First, make sure you take the time to do your research. Doing your homework includes making sure you have an idea of the long-term plans you intend for the property as well as the type of tenant you would like to attract to the property. You should also know what type of property that tenant will be looking for and the characteristics of the property that will meet their needs.

You should also spend some time studying the demographics of the local neighborhood. Many neighborhoods tend to attract the wrong types of tenants due to their affordability. If you want a property that will rent for under $1,000 per month then you will need tenants who earn at least double that amount, possibly triple that amount. Tenants earning around the $25,000 mark may have problems paying their bills, which could be a problem for you. One of the most common mistakes among investors is purchasing homes under the $100,000 mark. It might seem as though that is a great price for an investment property, but you must also consider the inherent issues that come along with such a property.

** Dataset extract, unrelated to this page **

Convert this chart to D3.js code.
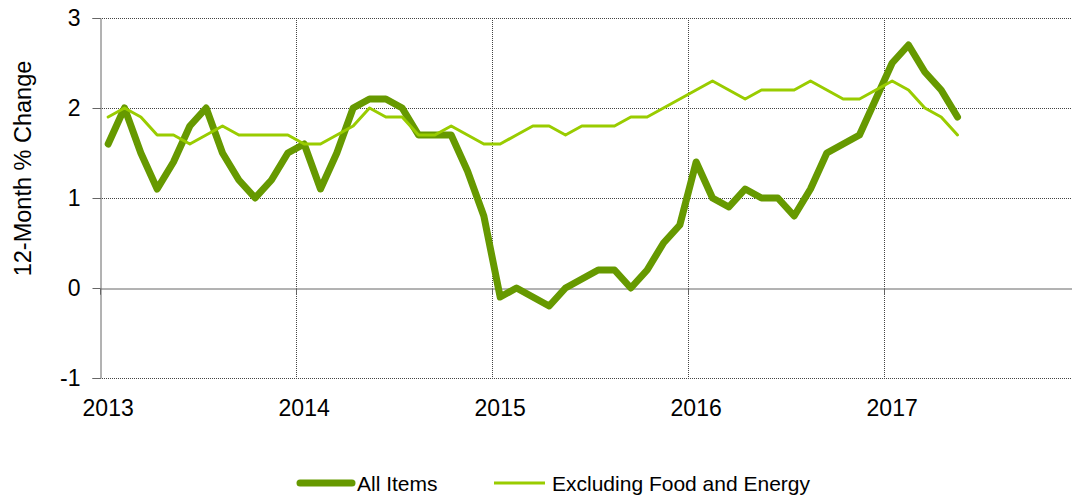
<!DOCTYPE html>
<html>
<head>
<meta charset="utf-8">
<script src="https://cdn.jsdelivr.net/npm/d3@7"></script>
<style>
  html, body { margin: 0; padding: 0; background: #fff; overflow: hidden; }
  svg { display: block; font-family: Arial, "Liberation Sans", sans-serif; }
</style>
</head>
<body>
<svg id="chart" width="1072" height="495"></svg>
<script>
// ---- Data (monthly, Jan 2013 – May 2017) ----
const years = ["2013", "2014", "2015", "2016", "2017"];
const yTicks = [-1, 0, 1, 2, 3];
const seriesNames = ["All Items", "Excluding Food and Energy"];
const allItems = [
  1.6, 2.0, 1.5, 1.1, 1.4, 1.8, 2.0, 1.5, 1.2, 1.0, 1.2, 1.5,
  1.6, 1.1, 1.5, 2.0, 2.1, 2.1, 2.0, 1.7, 1.7, 1.7, 1.3, 0.8,
  -0.1, 0.0, -0.1, -0.2, 0.0, 0.1, 0.2, 0.2, 0.0, 0.2, 0.5, 0.7,
  1.4, 1.0, 0.9, 1.1, 1.0, 1.0, 0.8, 1.1, 1.5, 1.6, 1.7, 2.1,
  2.5, 2.7, 2.4, 2.2, 1.9
];
const coreItems = [
  1.9, 2.0, 1.9, 1.7, 1.7, 1.6, 1.7, 1.8, 1.7, 1.7, 1.7, 1.7,
  1.6, 1.6, 1.7, 1.8, 2.0, 1.9, 1.9, 1.7, 1.7, 1.8, 1.7, 1.6,
  1.6, 1.7, 1.8, 1.8, 1.7, 1.8, 1.8, 1.8, 1.9, 1.9, 2.0, 2.1,
  2.2, 2.3, 2.2, 2.1, 2.2, 2.2, 2.2, 2.3, 2.2, 2.1, 2.1, 2.2,
  2.3, 2.2, 2.0, 1.9, 1.7
];

const svg = d3.select("#chart");
const L = 100, R = 1080, T = 18, B = 378;

const x = d3.scaleLinear().domain([0, 60]).range([L, R]);
const y = d3.scaleLinear().domain([-1, 3]).range([B, T]);
const yearIdx = years.map((d, i) => i * 12);

// Horizontal gridlines (dotted), skipping zero
svg.append("g").selectAll("line").data(yTicks.filter(v => v !== 0)).join("line")
  .attr("x1", L).attr("x2", R)
  .attr("y1", d => Math.round(y(d)) + 0.5).attr("y2", d => Math.round(y(d)) + 0.5)
  .attr("stroke", "#444").attr("stroke-width", 1).attr("stroke-dasharray", "1,1");

// Vertical gridlines (dotted)
svg.append("g").selectAll("line").data(yearIdx.slice(1)).join("line")
  .attr("x1", d => Math.round(x(d)) + 0.5).attr("x2", d => Math.round(x(d)) + 0.5)
  .attr("y1", T).attr("y2", B)
  .attr("stroke", "#444").attr("stroke-width", 1).attr("stroke-dasharray", "1,1");

// Y axis
const yAxis = d3.axisLeft(y).tickValues(yTicks).tickSize(8).tickPadding(12)
  .tickFormat(d => String(d));
const gy = svg.append("g").attr("transform", `translate(${L + 0.5},0)`).call(yAxis);
gy.select(".domain").attr("stroke", "#666");
gy.selectAll(".tick line").attr("stroke", "#666");
gy.selectAll(".tick text").attr("font-size", 23).attr("fill", "#000")
  .attr("font-family", "Arial, 'Liberation Sans', sans-serif");

// Zero axis line with ticks
const xAxis = d3.axisBottom(x).tickValues(yearIdx.concat([60])).tickSize(6).tickFormat("");
const gx = svg.append("g").attr("transform", `translate(0,${Math.round(y(0)) + 0.5})`).call(xAxis);
gx.select(".domain").attr("stroke", "#666");
gx.selectAll(".tick line").attr("stroke", "#666");

// Year labels
svg.append("g").selectAll("text").data(years).join("text")
  .attr("x", (d, i) => x(yearIdx[i] + 0.5))
  .attr("y", 416)
  .attr("text-anchor", "middle")
  .attr("font-size", 23).attr("fill", "#000")
  .text(d => d);

// Y title
svg.append("text")
  .attr("transform", `translate(31,168.5) rotate(-90)`)
  .attr("text-anchor", "middle")
  .attr("font-size", 23.5).attr("fill", "#000")
  .text("12-Month % Change");

// Lines
const line = d3.line().x((d, i) => x(i + 0.5)).y(d => y(d));
const series = [
  { name: seriesNames[0], values: allItems, color: "#669900", width: 7 },
  { name: seriesNames[1], values: coreItems, color: "#99CC00", width: 3 }
];
svg.append("g").selectAll("path").data(series).join("path")
  .attr("d", d => line(d.values))
  .attr("fill", "none")
  .attr("stroke", d => d.color)
  .attr("stroke-width", d => d.width)
  .attr("stroke-linejoin", "round")
  .attr("stroke-linecap", "round");

// Legend
const legendItems = [
  { s: series[0], x1: 300, x2: 352, tx: 357 },
  { s: series[1], x1: 494, x2: 545, tx: 552 }
];
const lg = svg.append("g");
legendItems.forEach(it => {
  lg.append("line")
    .attr("x1", it.x1).attr("x2", it.x2).attr("y1", 483).attr("y2", 483)
    .attr("stroke", it.s.color).attr("stroke-width", it.s.width)
    .attr("stroke-linecap", it.s.width > 4 ? "round" : "butt");
  lg.append("text")
    .attr("x", it.tx).attr("y", 490.5)
    .attr("font-size", 21).attr("fill", "#000")
    .text(it.s.name);
});
</script>
</body>
</html>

At the same time, avoid sitting on the fence and waiting for the market to drop to the bottom. By the time word gets around that the market really has hit bottom, interest rates and prices will already be moving upward. This is a crucial mistake that you cannot afford to make. If you wait too long you are likely to miss out on profitable opportunities. The time to make your move is right now, provided that you do so with caution. Look for long-term returns rather than short-term returns.

In order to maximize your opportunities as well as the chance for success with a rental property, your best bet is to look at homes that will rent for between $1,000 and $1,500 per month. This range typically attracts tenants who are financially stable, which means you should not have to worry about the rent checks coming in every month. Given the foreclosures that are still hindering the market, there are many people who are accustomed to owning a property but will not be in a position to purchase for quite some time. It is these individuals who often make the best tenants and will continue to serve as excellent tenants for several more years. Until such individuals, foreclosed owners, are able to build back their credit and begin purchasing home, you will be able to benefit from mid-end to high-end tenants.

Keep in mind that the nicer homes are always going to be the most attractive to renters and will be snapped up by tenants at faster rate than other properties. As a result, there is a tremendous demand for rental properties that are in the middle to upper income range. Smart investors know they need to look for bargains in this part of the market rather than trying to scoop up bargains under the $100,000 mark.